The Anthologist follows a man who loves poetry but is struggling with it, or, more specifically, struggling to write an introduction to a poem anthology. He talks about poems as song lyrics, as logical progressions, and as the backbeat to all art. He answers the common questions surrounding poetry, and clarifies some of the deeper ones. If you are a writer, reading this book has a similar effect that reading High Fidelity does after a breakup.
In The Anthologist, Nicholson Baker accomplishes something amazing and resonant—reading it feels like having one of those really savory conversations with someone else, someone who ‘gets’ you like no one else at the party does.
A woman recovering from a kidney transplant finds solace in poetry:
I began with C.K. Williams’s ‘Dream’ (‘Mad dreams!
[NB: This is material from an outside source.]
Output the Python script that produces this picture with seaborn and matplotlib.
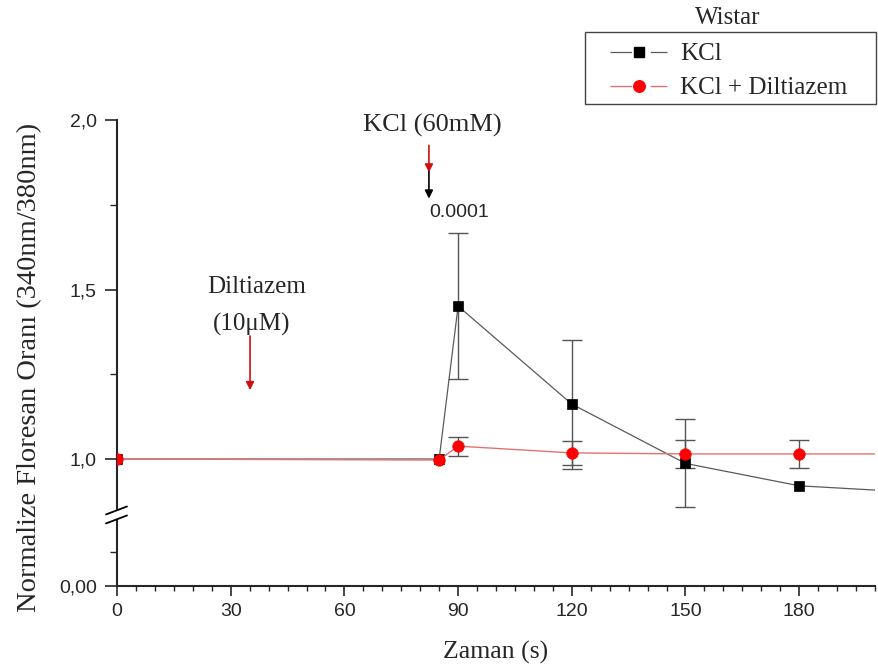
import numpy as np
import matplotlib
matplotlib.use("Agg")
import matplotlib.pyplot as plt
from matplotlib.lines import Line2D
from matplotlib.patches import Rectangle
from matplotlib.ticker import FixedLocator, FixedFormatter
import seaborn as sns

# ---------------- data ----------------
time = [0, 85, 90, 120, 150, 180, 210]
kcl = [1.0, 1.0, 1.451, 1.162, 0.987, 0.921, 0.902]
kcl_err = [0, 0, 0.216, 0.19, 0.13, 0.0, 0]
kcl_dil = [1.0, 0.997, 1.038, 1.018, 1.015, 1.015, 1.015]
kcl_dil_err = [0, 0, 0.028, 0.035, 0.042, 0.041, 0]

series_names = ["KCl", "KCl + Diltiazem"]
legend_title = "Wistar"
x_ticks = [0, 30, 60, 90, 120, 150, 180]
y_ticks = [0.0, 1.0, 1.5, 2.0]
y_tick_labels = ["0,00", "1,0", "1,5", "2,0"]
y_minor = [0.4, 1.25, 1.75]

# ---------------- style ----------------
sns.set_style("ticks")
plt.rcParams["font.family"] = ["Liberation Serif", "DejaVu Serif"]
plt.rcParams["lines.scale_dashes"] = False
SANS = ["Liberation Sans", "DejaVu Sans"]
SERIF = ["Liberation Serif", "DejaVu Serif"]

W, H = 879, 669
fig = plt.figure(figsize=(W / 100, H / 100), dpi=100)
ax = fig.add_axes([117 / W, 83 / H, 758 / W, 466 / H])

# broken y axis via piecewise scale
B, K = 0.835, 0.251


def fwd(y):
    y = np.asarray(y, dtype=float)
    return np.where(y >= B, y, B - (B - y) * K)


def inv(f):
    f = np.asarray(f, dtype=float)
    return np.where(f >= B, f, B - (B - f) / K)


ax.set_yscale("function", functions=(fwd, inv))
ax.set_xlim(0, 200)
ax.set_ylim(0, 2.0)

black_line = "#5a5a5a"
red_line = "#e27272"
err_col = "#555555"

t = np.array(time)
k = np.array(kcl); ke = np.array(kcl_err)
d = np.array(kcl_dil); de = np.array(kcl_dil_err)

m1 = ke > 0
ax.errorbar(t[m1], k[m1], yerr=ke[m1], fmt="none", ecolor=err_col,
            elinewidth=1.0, capsize=7, capthick=1.0, zorder=2)
m2 = de > 0
ax.errorbar(t[m2], d[m2], yerr=de[m2], fmt="none", ecolor=err_col,
            elinewidth=1.0, capsize=7, capthick=1.0, zorder=2)

sns.lineplot(x=time, y=kcl, ax=ax, color=black_line, lw=0.9, marker="s",
             markersize=7.5, markerfacecolor="black", markeredgecolor="black",
             markeredgewidth=0.5, zorder=3)
sns.lineplot(x=time, y=kcl_dil, ax=ax, color=red_line, lw=1.0, marker="o",
             markersize=8.3, markerfacecolor="red", markeredgecolor="red",
             markeredgewidth=0.5, zorder=4)

# axes styling
sns.despine(ax=ax)
ax.spines["left"].set_linewidth(1.5)
ax.spines["bottom"].set_linewidth(1.5)
ax.xaxis.set_major_locator(FixedLocator(x_ticks))
ax.xaxis.set_minor_locator(FixedLocator(np.arange(0, 201, 5)))
ax.yaxis.set_major_locator(FixedLocator(y_ticks))
ax.yaxis.set_major_formatter(FixedFormatter(y_tick_labels))
ax.yaxis.set_minor_locator(FixedLocator(y_minor))
ax.tick_params(axis="x", which="major", direction="out", length=7.5, width=1.2,
               pad=5, labelsize=14)
ax.tick_params(axis="x", which="minor", direction="out", length=3.5, width=1.0)
ax.tick_params(axis="y", which="major", direction="out", length=8.5, width=1.2,
               pad=6, labelsize=14)
ax.tick_params(axis="y", which="minor", direction="out", length=5, width=1.0)
for lab in ax.get_xticklabels() + ax.get_yticklabels():
    lab.set_family(SANS)

ax.set_xlabel("Zaman (s)", fontsize=18.5, family=SERIF, labelpad=15)
ax.set_ylabel("Normalize Floresan Oranı (340nm/380nm)", fontsize=20.5,
              family=SERIF, labelpad=12, y=0.468)

# break marks on the y axis
fig.canvas.draw()
px, py = ax.transData.transform((0, B))
inv_fig = fig.transFigure.inverted()


def fpt(dx, dy):
    return inv_fig.transform((px + dx, py + dy))


gap = Rectangle(fpt(-3, -4), 6 / W, 8 / H, transform=fig.transFigure,
                facecolor="white", edgecolor="none", zorder=10)
fig.add_artist(gap)
for off in (4.5, -4.5):
    a = fpt(-11, off - 4)
    b = fpt(10, off + 4)
    fig.add_artist(Line2D([a[0], b[0]], [a[1], b[1]], transform=fig.transFigure,
                          color="black", lw=1.3, zorder=11))

# annotations
ax.text(83.1, 1.985, "KCl (60mM)", ha="center", va="center", fontsize=19,
        family=SERIF, clip_on=False)
ax.annotate("", xy=(82.3, 1.845), xytext=(82.3, 1.925),
            arrowprops=dict(arrowstyle="-|>", color="#d01010", lw=1.2,
                            mutation_scale=12, shrinkA=0, shrinkB=0))
ax.annotate("", xy=(82.3, 1.768), xytext=(82.3, 1.848),
            arrowprops=dict(arrowstyle="-|>", color="black", lw=1.2,
                            mutation_scale=12, shrinkA=0, shrinkB=0))
ax.text(90.2, 1.726, "0.0001", ha="center", va="center", fontsize=14,
        family=SANS)
ax.text(36.9, 1.508, "Diltiazem", ha="center", va="center", fontsize=18,
        family=SERIF)
ax.text(35.6, 1.398, "(10μM)", ha="center", va="center", fontsize=18,
        family=SERIF)
ax.annotate("", xy=(35.1, 1.203), xytext=(35.1, 1.363),
            arrowprops=dict(arrowstyle="-|>", color="#d01010", lw=1.2,
                            mutation_scale=12, shrinkA=0, shrinkB=0))

# legend
fig.text(728 / W, 1 - 18 / H, legend_title, ha="center", va="center",
         fontsize=18, family=SERIF)
fig.add_artist(Rectangle((585 / W, 1 - 104 / H), 291 / W, 72 / H,
                         transform=fig.transFigure, facecolor="white",
                         edgecolor="#444444", lw=1.0))
dash = (0, (15.5, 13.5, 20))
handles = [
    Line2D([], [], color=black_line, lw=0.9, linestyle=dash, marker="s",
           markersize=7.5, markerfacecolor="black", markeredgecolor="black"),
    Line2D([], [], color=red_line, lw=1.0, linestyle=dash, marker="o",
           markersize=8.3, markerfacecolor="red", markeredgecolor="red"),
]
fig.legend(handles, series_names, loc="upper left",
           bbox_to_anchor=(605 / W, 1 - 38 / H), bbox_transform=fig.transFigure,
           frameon=False, prop={"family": SERIF, "size": 18},
           handlelength=2.3, handletextpad=0.5, labelspacing=0.45,
           borderpad=0.2, borderaxespad=0)

fig.savefig("out.png", dpi=100)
Mad love!’) and ended with Kyger’s ‘[He is pruning the privet]’: ‘You are not alone is this world / not a lone a parallel world of reflection / in a window keeps the fire burning.’ In between, I found Swithering by Robin Robertson and through ‘Trysts’ met him on the riverbed. Ada Limón’s ‘Crush’ cut ‘the right branch / and a sort of light / woke up underneath.’ I ached for the current between Donald Hall and Jane Kenyon, and the ancient liberties taken by Cavafy and Catullus. I luxuriated in the ecstatic poetry of Mirabai and mused on the grand time Jane Hirshfield and Robert Bly must have shared while making their translations. I grabbed onto Kevin Young’s shirttails for a wild ride, and I was no less than razed and rebuilt by Richard Siken’s ‘Litany in Which Certain Things Are Crossed Out’: ‘The entire history of human desire takes about seventy minutes to tell. / Unfortunately, we don’t have that kind of time.’ Mary Oliver’s West Wind dazzled me with its investigation into longing, and in American Primitive I cherished Oliver’s ‘The Plum Trees,’ with its advice that ‘the only way / to tempt happiness into your mind is by taking it / into the body first, like small / wild plums.’